这样的“工作”让这些患者们无比投入,同时日常生活充实的简直不是一般。要不是他们还能一只手打电话,一只手配合医生护士们采血,可能医务工作人员都得有点意见。

对于医务人员们可能有的“小意见”,钱国建是这么“安抚”大家的。

“你们都在为了战胜疫情努力,我们不是医生,也帮不上啥忙。”钱国建鼻子上还带着鼻导管,但这并不影响他用肩膀夹着手机听需求,另一只手奋笔疾书。他一边快速记着东西,一边对一旁的护士说道,“这不是好不容易从躺在床上的废人变成能打电话能写字的半废人了嘛,我们这就叫……叫资源再生。”

等孙立恩换上防护服抵达北六区的红区时,再生资源钱国建正通过手舞足蹈、高声吆喝、手绘地图和要求对方顺着隔离墙往前走等方式,指引一位第一次送他们小区订购物资的司机师傅找到正确的门。

孙立恩站在旁边等了大概两分钟,眼见电话挂断了才问道,“钱大哥,最近感觉怎么样了?”

“哦哦,孙医生呀。”钱国建连忙放下手里的东西,然后从床上站了起来,一把握住了孙立恩带着三层橡胶手套的手,他一边用大手捏着孙立恩的手,一边拍着胸口说道,“我这最近感觉好多了!”

孙立恩已经观察了两分钟的状态栏,在确定钱国建的确没有了“新型冠状病毒感染”这个关键状态之后放松了不少。他笑着用进门前刚刚消毒过的手拍了拍钱国建的肩膀,“那就好。”

让钱国建重新坐下后,孙立恩向他传达了第一次核酸阴性的好消息,“这说明你体内的病毒至少已经被压制到了核酸检测都查不出来的地步。不过,钱大哥你可能还没办法马上就出院,咱们一直要求的是间隔至少一天的两次核酸检测阴性,而且肺部影像学有明显好转才能安排你出院。肺部影像学现在看是有好转的,但是核酸这个躲不开,你还是得过一天再测一次才行。”
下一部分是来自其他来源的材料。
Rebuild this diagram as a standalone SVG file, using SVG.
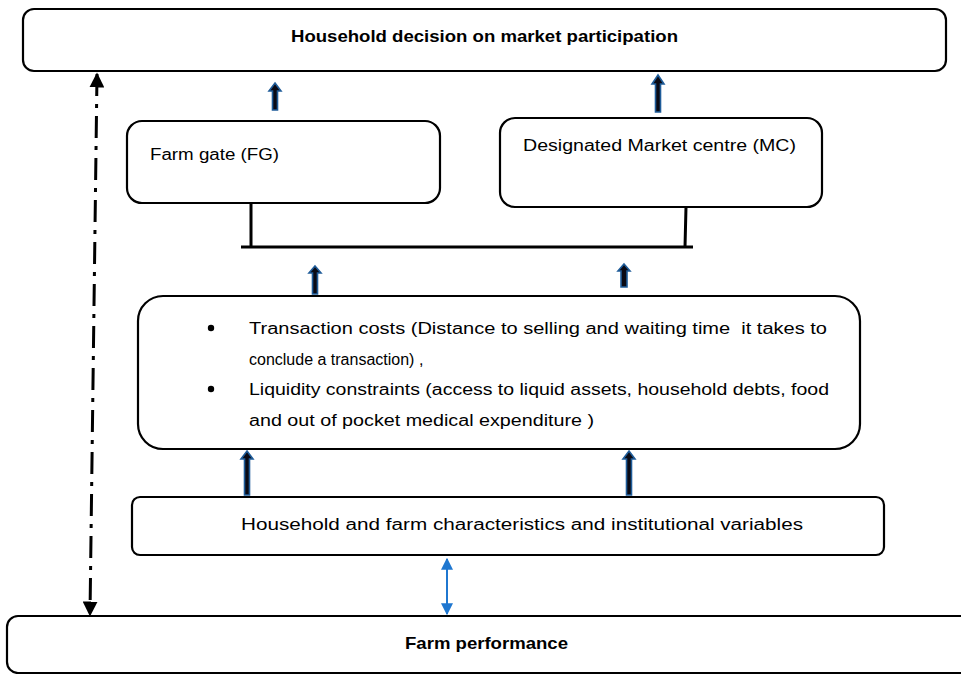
<svg xmlns="http://www.w3.org/2000/svg" width="961" height="674" viewBox="0 0 961 674">
<style>
.box{fill:#fff;stroke:#000;stroke-width:2.2}
.t{font-family:"Liberation Sans",Arial,sans-serif;font-size:16px;fill:#000}
.b{font-weight:bold;font-size:17px}
.blk{fill:#0a0a14;stroke:#1f5c99;stroke-width:1.6;stroke-linejoin:miter}
.ln{stroke:#000;stroke-width:3;fill:none}
</style>
<defs>
<marker id="bh" viewBox="0 0 10 10" refX="9" refY="5" markerWidth="5" markerHeight="5" orient="auto-start-reverse" markerUnits="strokeWidth"><path d="M0,0 L10,5 L0,10 z" fill="#000"/></marker>
<marker id="uh" viewBox="0 0 10 10" refX="9" refY="5" markerWidth="6" markerHeight="6" orient="auto-start-reverse" markerUnits="strokeWidth"><path d="M0,0 L10,5 L0,10 z" fill="#1f77d0"/></marker>
</defs>
<rect width="961" height="674" fill="#fff"/>
<g id="decision"><rect class="box" x="23" y="9" width="923" height="62" rx="11"/><text class="t b" x="484.5" y="42" text-anchor="middle" textLength="387" lengthAdjust="spacingAndGlyphs">Household decision on market participation</text></g>
<g id="farmgate"><rect class="box" x="127" y="121" width="313" height="82" rx="15"/><text class="t" x="150" y="160" textLength="129" lengthAdjust="spacingAndGlyphs">Farm gate (FG)</text></g>
<g id="market"><rect class="box" x="500" y="118" width="322" height="89" rx="15"/><text class="t" x="523" y="151" textLength="273" lengthAdjust="spacingAndGlyphs">Designated Market centre (MC)</text></g>
<g id="constraints"><rect class="box" x="138" y="296" width="722" height="153" rx="25"/>
<circle cx="211" cy="328" r="3.2" fill="#000"/><circle cx="211" cy="389" r="3.2" fill="#000"/>
<text class="t" x="249" y="334" textLength="578" lengthAdjust="spacingAndGlyphs" xml:space="preserve">Transaction costs (Distance to selling and waiting time  it takes to</text>
<text class="t" x="249" y="365">conclude a transaction) ,</text>
<text class="t" x="249" y="395" textLength="580" lengthAdjust="spacingAndGlyphs">Liquidity constraints (access to liquid assets, household debts, food</text>
<text class="t" x="249" y="426" textLength="345" lengthAdjust="spacingAndGlyphs">and out of pocket medical expenditure )</text>
</g>
<g id="characteristics"><rect class="box" x="132" y="497" width="752" height="58" rx="8"/><text class="t" x="241" y="530" textLength="562" lengthAdjust="spacingAndGlyphs">Household and farm characteristics and institutional variables</text></g>
<g id="performance"><rect class="box" x="7" y="616" width="970" height="57" rx="11"/><text class="t b" x="486.5" y="649" text-anchor="middle" textLength="163" lengthAdjust="spacingAndGlyphs">Farm performance</text></g>
<g id="connectors">
<path class="ln" d="M251,203 V247 M686,207 L685,247 M241,247 H693" stroke-width="2.6"/>
<path class="blk" d="M275,83 L281,91 L277.5,91 L277.5,110 L272.5,110 L272.5,91 L269,91 Z"/>
<path class="blk" d="M658,75 L664,84 L660.5,84 L660.5,112 L655.5,112 L655.5,84 L652,84 Z"/>
<path class="blk" d="M315,266 L321,273 L317.5,273 L317.5,294 L312.5,294 L312.5,273 L309,273 Z"/>
<path class="blk" d="M624,264 L630,271 L627,271 L627,287 L621,287 L621,271 L618,271 Z"/>
<path class="blk" d="M247,451 L253,459 L249.5,459 L249.5,495 L244.5,495 L244.5,459 L241,459 Z"/>
<path class="blk" d="M629,451 L635,459 L631.5,459 L631.5,495 L626.5,495 L626.5,459 L623,459 Z"/>
<line x1="97" y1="74" x2="90" y2="615" stroke="#000" stroke-width="3" stroke-dasharray="22,8,4,8" marker-start="url(#bh)" marker-end="url(#bh)"/>
<line x1="447" y1="559" x2="447" y2="614" stroke="#1f77d0" stroke-width="2" marker-start="url(#uh)" marker-end="url(#uh)"/>
</g>
</svg>
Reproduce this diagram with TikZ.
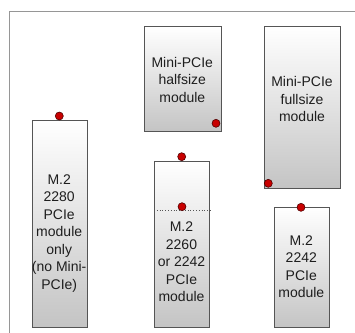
\documentclass[tikz,border=0pt]{standalone}
\usepackage{fontspec}
\setmainfont{Liberation Sans}
\definecolor{boxline}{RGB}{85,85,85}
\definecolor{boxbot}{RGB}{196,196,196}
\definecolor{dotred}{RGB}{200,0,0}
\definecolor{framec}{RGB}{150,150,150}
\definecolor{txt}{RGB}{30,30,30}
\begin{document}
\begin{tikzpicture}[x=1pt,y=-1pt,
  modbox/.style={draw=boxline,line width=1.2pt,top color=white,bottom color=boxbot,
    rectangle,inner sep=0pt,anchor=north west},
  pin/.style={circle,fill=dotred,draw=black!60!dotred,line width=0.6pt,minimum size=8pt,inner sep=0pt},
  lbl/.style={align=center,font=\fontsize{14}{17.5}\selectfont,text=txt,inner sep=0pt}]
\useasboundingbox (0,0) rectangle (355,332);
\draw[framec,line width=1pt] (9,340) -- (9,11) -- (365,11);
% boxes
\node[modbox,minimum width=55pt,minimum height=207pt] (b1) at (31.7,120) {};
\node[modbox,minimum width=76.7pt,minimum height=105pt] (b2) at (144,26) {};
\node[modbox,minimum width=76pt,minimum height=161.7pt] (b3) at (264,26) {};
\node[modbox,minimum width=55pt,minimum height=166pt] (b4) at (154,161) {};
\node[modbox,minimum width=54.7pt,minimum height=120.3pt] (b5) at (274,206.7) {};
% dotted divider
\coordinate (d1) at (b4.west |- 0,210);
\coordinate (d2) at (b4.east |- 0,210);
\draw[boxline,line width=0.8pt,dotted] (d1) -- (d2);
% labels
\node[lbl] (t1) at (59.2,233.5) {M.2\\2280\\PCIe\\module\\only\\(no Mini-\\PCIe)};
\node[lbl] (t2) at (182.3,79.5) {Mini-PCIe\\halfsize\\module};
\node[lbl] (t3) at (302,99) {Mini-PCIe\\fullsize\\module};
\node[lbl] (t4) at (181.5,262) {M.2\\2260\\or 2242\\PCIe\\module};
\node[lbl] (t5) at (301.3,266.5) {M.2\\2242\\PCIe\\module};
% pins
\node[pin] (p1) at (59.3,116) {};
\node[pin] (p2) at (216,123.3) {};
\node[pin] (p3) at (268.3,183.3) {};
\node[pin] (p4) at (181.7,156.7) {};
\node[pin] (p5) at (182,206.7) {};
\node[pin] (p6) at (301,207.3) {};
\end{tikzpicture}
\end{document}
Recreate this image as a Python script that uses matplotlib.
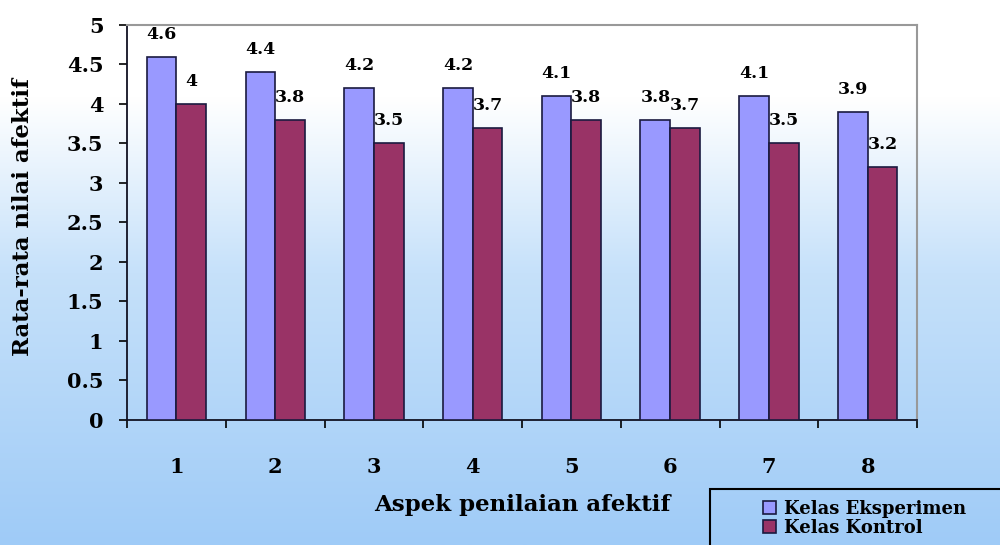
import numpy as np
import matplotlib
matplotlib.use("Agg")
import matplotlib.pyplot as plt
from matplotlib.colors import LinearSegmentedColormap
from matplotlib.patches import Rectangle

# data
aspek = [1, 2, 3, 4, 5, 6, 7, 8]
eksperimen = [4.6, 4.4, 4.2, 4.2, 4.1, 3.8, 4.1, 3.9]
kontrol = [4.0, 3.8, 3.5, 3.7, 3.8, 3.7, 3.5, 3.2]
yticks = [0, 0.5, 1, 1.5, 2, 2.5, 3, 3.5, 4, 4.5, 5]
series_names = ["Kelas Eksperimen", "Kelas Kontrol"]

LAV = "#9999FF"
MAROON = "#993366"
FONT = "DejaVu Serif"

fig = plt.figure(figsize=(10, 5.45), dpi=100)

# gradient background, white at the top to light blue at the bottom
bg = fig.add_axes([0, 0, 1, 1], zorder=-10)
cmap = LinearSegmentedColormap.from_list(
    "bgcm", [(0.0, "#9FCBF7"), (0.5, "#C6E1FA"), (0.82, "#FFFFFF"), (1.0, "#FFFFFF")])
grad = np.linspace(0, 1, 256).reshape(-1, 1)
bg.imshow(grad, aspect="auto", cmap=cmap, origin="lower", extent=[0, 1, 0, 1])
bg.set_axis_off()

ax = fig.add_axes([0.127, 0.2294, 0.79, 0.7248])
ax.set_facecolor("none")

x = np.array(aspek, dtype=float)
w = 0.3
b1 = ax.bar(x - w / 2, eksperimen, w, color=LAV, edgecolor="#1a1a40", linewidth=1.2,
            label=series_names[0], zorder=3)
b2 = ax.bar(x + w / 2, kontrol, w, color=MAROON, edgecolor="#1a1a40", linewidth=1.2,
            label=series_names[1], zorder=3)

for bars, vals in ((b1, eksperimen), (b2, kontrol)):
    for r, v in zip(bars, vals):
        txt = f"{v:g}"
        ax.annotate(txt, (r.get_x() + r.get_width() / 2, v), xytext=(0, 13),
                    textcoords="offset points", ha="center", va="baseline",
                    fontsize=12.5, family=FONT, fontweight="semibold", zorder=5)

ax.set_xlim(0.5, 8.5)
ax.set_ylim(0, 5)
ax.set_yticks(yticks)
ax.set_yticklabels([f"{t:g}" for t in yticks])
ax.set_xticks(aspek)
ax.set_xticklabels([str(a) for a in aspek])
ax.set_xticks(np.arange(0.5, 9, 1), minor=True)

ax.tick_params(axis="y", direction="out", length=6, width=1.2, pad=11,
               labelsize=15, colors="black")
ax.tick_params(axis="x", which="major", length=0, pad=27, labelsize=15)
ax.tick_params(axis="x", which="minor", direction="out", length=6, width=1.2)
for lab in ax.get_xticklabels() + ax.get_yticklabels():
    lab.set_family(FONT)
    lab.set_fontweight("bold")

for s in ("left", "bottom"):
    ax.spines[s].set_color("#111122")
    ax.spines[s].set_linewidth(1.3)
for s in ("top", "right"):
    ax.spines[s].set_color("#999999")
    ax.spines[s].set_linewidth(1.5)

ax.set_ylabel("Rata-rata nilai afektif", family=FONT, fontweight="bold", fontsize=16.5)
ax.yaxis.set_label_coords(-0.118, 0.515)
ax.set_xlabel("Aspek penilaian afektif", family=FONT, fontweight="bold", fontsize=16.5)
ax.xaxis.set_label_coords(0.5, -0.188)

# legend box runs off the right and bottom edge like in the source
fig.patches.append(Rectangle((0.71, -0.05), 0.4, 0.153, transform=fig.transFigure,
                             facecolor="none", edgecolor="black", linewidth=1.5))
leg = fig.legend(handles=[b1, b2], labels=series_names, loc="upper left",
                 bbox_to_anchor=(0.752, 0.103), frameon=False,
                 prop={"family": FONT, "weight": "bold", "size": 13},
                 handlelength=0.75, handleheight=0.75, handletextpad=0.4,
                 labelspacing=0.05, borderpad=0.1)

fig.savefig("out.png", dpi=100)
“好的好的。”钱国建使劲点了点头,在鬼门关上走了一遭之后,他似乎突然开始对很多事情都看开了。之前一提到自己离世的亲人时,钱国建就会表现的很痛苦。但现在……至少他似乎已经能够接受亲人离世的事实,甚至主动提到这一点了,“之前我脑子糊涂,孙医生你们不要往心里去……其实也我也想明白了,我爹妈把我一点点拉扯大,他们现在提前先走了,提前先到下辈子去替我们布置家了。我要是在他们还没准备好的时候就跟着一起去,怕是要被我爹妈把屁股活活打烂。”